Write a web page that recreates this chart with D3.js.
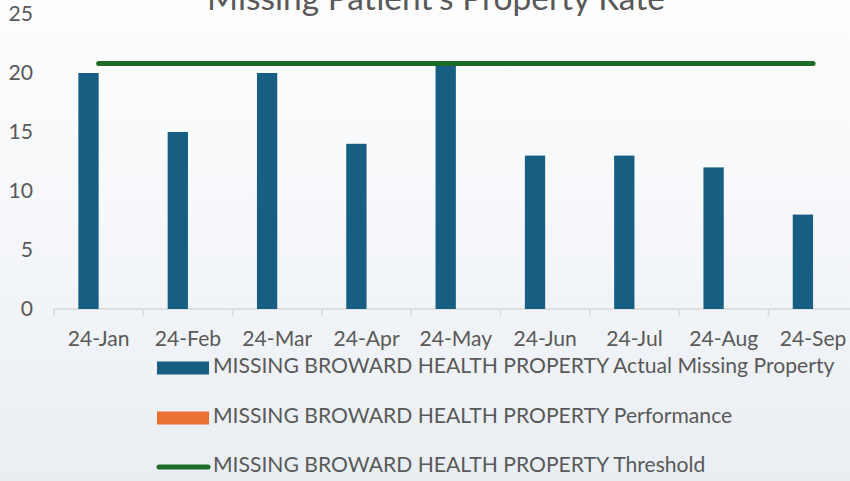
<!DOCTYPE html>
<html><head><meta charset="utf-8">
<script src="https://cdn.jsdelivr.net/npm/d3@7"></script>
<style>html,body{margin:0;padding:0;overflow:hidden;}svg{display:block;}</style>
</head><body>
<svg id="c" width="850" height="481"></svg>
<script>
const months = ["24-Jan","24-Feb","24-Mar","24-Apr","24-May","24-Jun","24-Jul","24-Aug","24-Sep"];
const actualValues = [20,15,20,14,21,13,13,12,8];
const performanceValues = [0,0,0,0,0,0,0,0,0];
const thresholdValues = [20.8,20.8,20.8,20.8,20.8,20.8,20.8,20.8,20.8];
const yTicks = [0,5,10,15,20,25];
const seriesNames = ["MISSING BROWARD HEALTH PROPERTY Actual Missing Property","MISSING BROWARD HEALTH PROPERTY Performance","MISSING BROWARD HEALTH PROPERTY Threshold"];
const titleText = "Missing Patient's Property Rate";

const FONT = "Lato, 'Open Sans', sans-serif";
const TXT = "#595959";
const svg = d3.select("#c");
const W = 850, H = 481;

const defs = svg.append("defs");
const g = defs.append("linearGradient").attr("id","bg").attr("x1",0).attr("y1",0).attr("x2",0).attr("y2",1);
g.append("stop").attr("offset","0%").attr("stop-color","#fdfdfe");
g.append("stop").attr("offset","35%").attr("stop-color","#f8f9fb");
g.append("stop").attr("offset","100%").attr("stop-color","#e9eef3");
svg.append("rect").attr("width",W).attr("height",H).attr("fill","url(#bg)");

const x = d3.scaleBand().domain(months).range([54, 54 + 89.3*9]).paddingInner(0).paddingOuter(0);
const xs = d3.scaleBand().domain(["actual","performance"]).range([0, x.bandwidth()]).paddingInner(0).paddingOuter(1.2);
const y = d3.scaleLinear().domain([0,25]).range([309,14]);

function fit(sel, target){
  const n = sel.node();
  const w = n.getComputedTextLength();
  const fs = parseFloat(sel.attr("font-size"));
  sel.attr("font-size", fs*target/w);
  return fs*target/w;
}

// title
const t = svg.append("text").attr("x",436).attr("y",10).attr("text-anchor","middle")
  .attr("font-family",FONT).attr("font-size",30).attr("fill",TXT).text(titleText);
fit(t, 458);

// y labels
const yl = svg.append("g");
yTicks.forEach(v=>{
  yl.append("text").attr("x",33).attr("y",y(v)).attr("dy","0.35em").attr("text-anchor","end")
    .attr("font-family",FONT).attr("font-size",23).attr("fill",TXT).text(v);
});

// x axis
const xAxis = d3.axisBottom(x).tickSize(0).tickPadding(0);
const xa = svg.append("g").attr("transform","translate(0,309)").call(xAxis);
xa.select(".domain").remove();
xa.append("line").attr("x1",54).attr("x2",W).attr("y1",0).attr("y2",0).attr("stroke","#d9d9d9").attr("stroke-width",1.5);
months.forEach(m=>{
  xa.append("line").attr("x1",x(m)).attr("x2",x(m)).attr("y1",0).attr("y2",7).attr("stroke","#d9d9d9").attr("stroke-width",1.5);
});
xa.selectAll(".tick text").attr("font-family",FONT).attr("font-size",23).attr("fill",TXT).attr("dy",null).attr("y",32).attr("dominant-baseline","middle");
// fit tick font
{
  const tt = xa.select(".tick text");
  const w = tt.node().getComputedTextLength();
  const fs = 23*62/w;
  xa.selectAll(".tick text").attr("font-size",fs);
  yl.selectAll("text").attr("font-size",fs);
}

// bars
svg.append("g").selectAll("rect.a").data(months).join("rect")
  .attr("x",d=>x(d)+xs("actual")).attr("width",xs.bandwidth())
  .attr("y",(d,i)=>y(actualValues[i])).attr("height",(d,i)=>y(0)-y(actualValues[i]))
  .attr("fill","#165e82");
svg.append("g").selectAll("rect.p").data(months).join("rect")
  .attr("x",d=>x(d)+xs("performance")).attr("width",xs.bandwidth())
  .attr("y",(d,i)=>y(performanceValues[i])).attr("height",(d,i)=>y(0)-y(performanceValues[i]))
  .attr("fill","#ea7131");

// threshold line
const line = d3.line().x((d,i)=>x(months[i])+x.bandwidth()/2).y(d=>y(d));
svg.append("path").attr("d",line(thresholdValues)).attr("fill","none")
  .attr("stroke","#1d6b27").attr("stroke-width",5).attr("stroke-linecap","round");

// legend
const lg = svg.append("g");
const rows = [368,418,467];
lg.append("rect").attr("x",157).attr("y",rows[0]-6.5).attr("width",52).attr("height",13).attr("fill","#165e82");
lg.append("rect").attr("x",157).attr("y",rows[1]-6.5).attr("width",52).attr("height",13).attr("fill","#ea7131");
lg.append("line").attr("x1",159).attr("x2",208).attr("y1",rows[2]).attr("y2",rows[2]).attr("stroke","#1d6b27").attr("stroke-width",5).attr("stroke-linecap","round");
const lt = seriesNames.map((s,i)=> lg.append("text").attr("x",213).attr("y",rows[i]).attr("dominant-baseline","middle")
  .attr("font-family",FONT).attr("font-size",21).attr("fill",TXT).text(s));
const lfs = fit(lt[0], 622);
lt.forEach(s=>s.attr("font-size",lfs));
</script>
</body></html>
::::
EXERCISE:
Print the complete listing exactly as it stands, without its pictures.

ANSWER TO THE TASK:
Write a web page that recreates this chart with D3.js.
<!DOCTYPE html>
<html><head><meta charset="utf-8">
<script src="https://cdn.jsdelivr.net/npm/d3@7"></script>
<style>html,body{margin:0;padding:0;overflow:hidden;}svg{display:block;}</style>
</head><body>
<svg id="c" width="850" height="481"></svg>
<script>
const months = ["24-Jan","24-Feb","24-Mar","24-Apr","24-May","24-Jun","24-Jul","24-Aug","24-Sep"];
const actualValues = [20,15,20,14,21,13,13,12,8];
const performanceValues = [0,0,0,0,0,0,0,0,0];
const thresholdValues = [20.8,20.8,20.8,20.8,20.8,20.8,20.8,20.8,20.8];
const yTicks = [0,5,10,15,20,25];
const seriesNames = ["MISSING BROWARD HEALTH PROPERTY Actual Missing Property","MISSING BROWARD HEALTH PROPERTY Performance","MISSING BROWARD HEALTH PROPERTY Threshold"];
const titleText = "Missing Patient's Property Rate";

const FONT = "Lato, 'Open Sans', sans-serif";
const TXT = "#595959";
const svg = d3.select("#c");
const W = 850, H = 481;

const defs = svg.append("defs");
const g = defs.append("linearGradient").attr("id","bg").attr("x1",0).attr("y1",0).attr("x2",0).attr("y2",1);
g.append("stop").attr("offset","0%").attr("stop-color","#fdfdfe");
g.append("stop").attr("offset","35%").attr("stop-color","#f8f9fb");
g.append("stop").attr("offset","100%").attr("stop-color","#e9eef3");
svg.append("rect").attr("width",W).attr("height",H).attr("fill","url(#bg)");

const x = d3.scaleBand().domain(months).range([54, 54 + 89.3*9]).paddingInner(0).paddingOuter(0);
const xs = d3.scaleBand().domain(["actual","performance"]).range([0, x.bandwidth()]).paddingInner(0).paddingOuter(1.2);
const y = d3.scaleLinear().domain([0,25]).range([309,14]);

function fit(sel, target){
  const n = sel.node();
  const w = n.getComputedTextLength();
  const fs = parseFloat(sel.attr("font-size"));
  sel.attr("font-size", fs*target/w);
  return fs*target/w;
}

// title
const t = svg.append("text").attr("x",436).attr("y",10).attr("text-anchor","middle")
  .attr("font-family",FONT).attr("font-size",30).attr("fill",TXT).text(titleText);
fit(t, 458);

// y labels
const yl = svg.append("g");
yTicks.forEach(v=>{
  yl.append("text").attr("x",33).attr("y",y(v)).attr("dy","0.35em").attr("text-anchor","end")
    .attr("font-family",FONT).attr("font-size",23).attr("fill",TXT).text(v);
});

// x axis
const xAxis = d3.axisBottom(x).tickSize(0).tickPadding(0);
const xa = svg.append("g").attr("transform","translate(0,309)").call(xAxis);
xa.select(".domain").remove();
xa.append("line").attr("x1",54).attr("x2",W).attr("y1",0).attr("y2",0).attr("stroke","#d9d9d9").attr("stroke-width",1.5);
months.forEach(m=>{
  xa.append("line").attr("x1",x(m)).attr("x2",x(m)).attr("y1",0).attr("y2",7).attr("stroke","#d9d9d9").attr("stroke-width",1.5);
});
xa.selectAll(".tick text").attr("font-family",FONT).attr("font-size",23).attr("fill",TXT).attr("dy",null).attr("y",32).attr("dominant-baseline","middle");
// fit tick font
{
  const tt = xa.select(".tick text");
  const w = tt.node().getComputedTextLength();
  const fs = 23*62/w;
  xa.selectAll(".tick text").attr("font-size",fs);
  yl.selectAll("text").attr("font-size",fs);
}

// bars
svg.append("g").selectAll("rect.a").data(months).join("rect")
  .attr("x",d=>x(d)+xs("actual")).attr("width",xs.bandwidth())
  .attr("y",(d,i)=>y(actualValues[i])).attr("height",(d,i)=>y(0)-y(actualValues[i]))
  .attr("fill","#165e82");
svg.append("g").selectAll("rect.p").data(months).join("rect")
  .attr("x",d=>x(d)+xs("performance")).attr("width",xs.bandwidth())
  .attr("y",(d,i)=>y(performanceValues[i])).attr("height",(d,i)=>y(0)-y(performanceValues[i]))
  .attr("fill","#ea7131");

// threshold line
const line = d3.line().x((d,i)=>x(months[i])+x.bandwidth()/2).y(d=>y(d));
svg.append("path").attr("d",line(thresholdValues)).attr("fill","none")
  .attr("stroke","#1d6b27").attr("stroke-width",5).attr("stroke-linecap","round");

// legend
const lg = svg.append("g");
const rows = [368,418,467];
lg.append("rect").attr("x",157).attr("y",rows[0]-6.5).attr("width",52).attr("height",13).attr("fill","#165e82");
lg.append("rect").attr("x",157).attr("y",rows[1]-6.5).attr("width",52).attr("height",13).attr("fill","#ea7131");
lg.append("line").attr("x1",159).attr("x2",208).attr("y1",rows[2]).attr("y2",rows[2]).attr("stroke","#1d6b27").attr("stroke-width",5).attr("stroke-linecap","round");
const lt = seriesNames.map((s,i)=> lg.append("text").attr("x",213).attr("y",rows[i]).attr("dominant-baseline","middle")
  .attr("font-family",FONT).attr("font-size",21).attr("fill",TXT).text(s));
const lfs = fit(lt[0], 622);
lt.forEach(s=>s.attr("font-size",lfs));
</script>
</body></html>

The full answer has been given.